CPython runtime performance monitoring

CPU Metrics

  • CPU Utilization - Process CPU usage as percentage
  • CPU Time (Cumulative) - Tracks total CPU time consumed

Thread & Context Management

  • Thread Count - Average number of active Python threads
  • Context Switches - Cumulative context switch tracking voluntary switches vs involuntary switches

OTEL Monitoring Python Runtime

Python-specific Memory Management Report

Python process memory usage patterns

Memory Overview

  • Memory Usage - Dual display showing pyhsical RAM usage vs virtual memory size

System Memory Analysis

  • System Memory - Stacked area chart with gradient showing used memory vs free memory
  • System Memory Utilization - Percentage view of memory usage

Process Memory Tracking

  • Process Memory Usage - Stacked area chart comparing VMS vs RSS
  • Helps identify memory leaks and allocation patterns

OTEL Monitoring Python Memory Management

Python-specific System Performance Report

System-level performance and context switching

CPU Monitoring

  • CPU User - System CPU usage for user processes as percentage
  • System CPU Utilization by State - Area chart breaking down CPU usage by state (user, system, idle, etc.)

Disk Performance

  • Disk - Tracks I/O operations: Write vs Receive
  • Disk Operations - Stacked area chart with gradient for write/read operations

Network Monitoring

  • Net Errors - Count of network errors
  • Network I/O - Line chart tracking: Receive vs Transmit
  • Network Packets - Line chart showing packet counts: Receive vs Transmit

OTEL Monitoring Python System Performance

Python-specific Process Analysis Report

Process thread management and CPU analysis

Process Metrics

  • Process Threads - Average thread count
  • Process CPU - CPU utilization percentage
  • System User CPU - System-wide user CPU percentage
  • RSS Memory - Physical memory usage
  • Active Connections - Number of established network connections

Comparative Analysis

  • Thread Count Comparison - Compares: Process vs System Threads
  • CPU Utilization Comparison - Overlays: Process CPU vs System CPU

CPU Percentiles

  • CPU Utilization Percentiles - Multi-percentile view:
  • P50 (Median)
  • P95
  • P99
  • Helps identify CPU usage distribution and outliers

Network Connections

  • Network Connections by State - Tracks connections:
  • Established
  • Time Wait
  • Close Wait
  • Useful for identifying connection leak or timeout issues

OTEL Monitoring Python Process Analysis

Default Metric Alerts

Pre-configured alert rules will notify you about:

  • HTTP Server Error Rate Anomaly Alert: Alerts when services exhibit abnormal spikes in 4xx/5xx HTTP response codes, indicating application issues, bad requests, or service degradation.
  • HTTP Client Error Rate Anomaly Alert: Alerts when services experience abnormal spikes in 4xx/5xx errors from outbound HTTP calls to dependencies.
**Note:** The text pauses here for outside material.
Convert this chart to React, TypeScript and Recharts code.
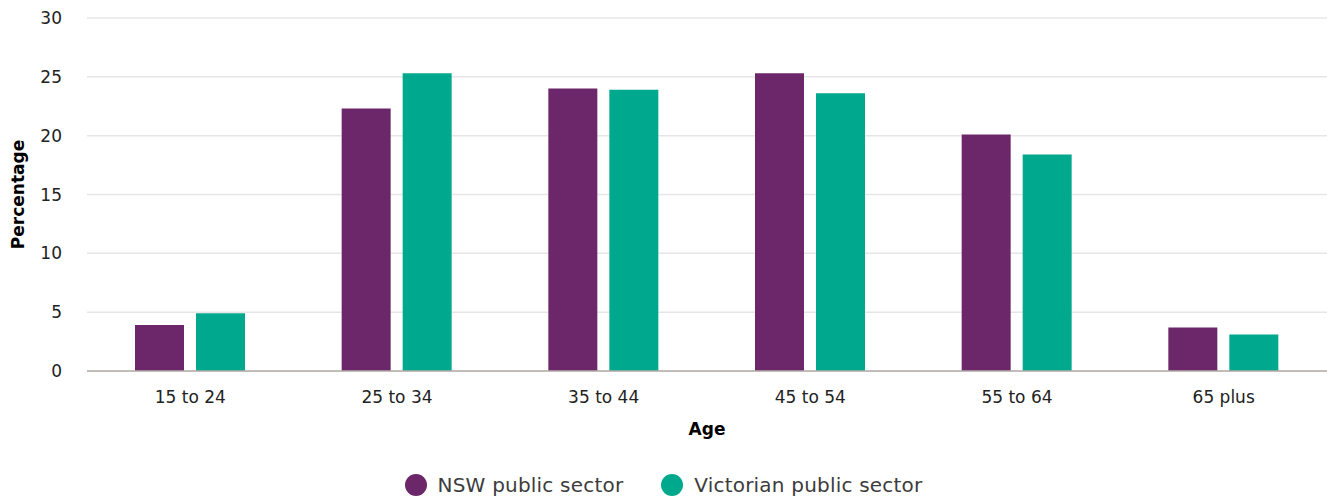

Indicates issues with downstream services, API misconfigurations, or authentication problems affecting external integrations.
  • HTTP Client Latency Anomaly Alert: Alerts on unusual increases in outbound HTTP request response times, grouped by service and route. Detects performance degradation in downstream dependencies that often precedes complete failures and impacts user experience.
  • HTTP Server Latency Anomaly Alert: Alerts on unusual increases in server-side request processing time, grouped by service and HTTP route. Detects performance degradation from application code issues, resource contention, or downstream dependency slowness that impacts user-facing response times.
  • Database Connection Pool Timeout Alert: Alerts when database connection timeout events exceed 5 occurrences within a 10-minute period, indicating the database layer is struggling to handle connection requests. Early warning sign of database saturation or connectivity issues.
  • Database Connection Pool Saturation Alert: Alerts when pending database connection requests exceed 10 within a 10-minute window, signaling that the connection pool is at or near capacity. Indicates insufficient database connection resources or slow query execution blocking connections.
  • JVM Memory Pressure Alert: Alerts when JVM memory utilization exceeds 85% of committed memory for 5 minutes, indicating potential memory exhaustion. Warns of approaching out-of-memory conditions that could cause application crashes or severe performance degradation.
  • JVM Long Garbage Collection Pauses Alert: Alerts when JVM garbage collection pauses exceed 1 second within a 5-minute window. Long GC pauses cause application freezes, request timeouts, and degraded user experience, often indicating memory pressure or inefficient memory usage patterns.
  • High CPU Usage Alert: Alerts when process CPU utilization exceeds 70% over a 10-minute period. Indicates compute resource saturation that can lead to request queueing, increased latency, and potential service instability.
  • Database Query Performance Degradation Alert: Alerts on anomalous increases in average database query execution time over a 10-minute window. Detects performance degradation from inefficient queries, missing indexes, lock contention, or database resource constraints before they cause widespread application slowdowns.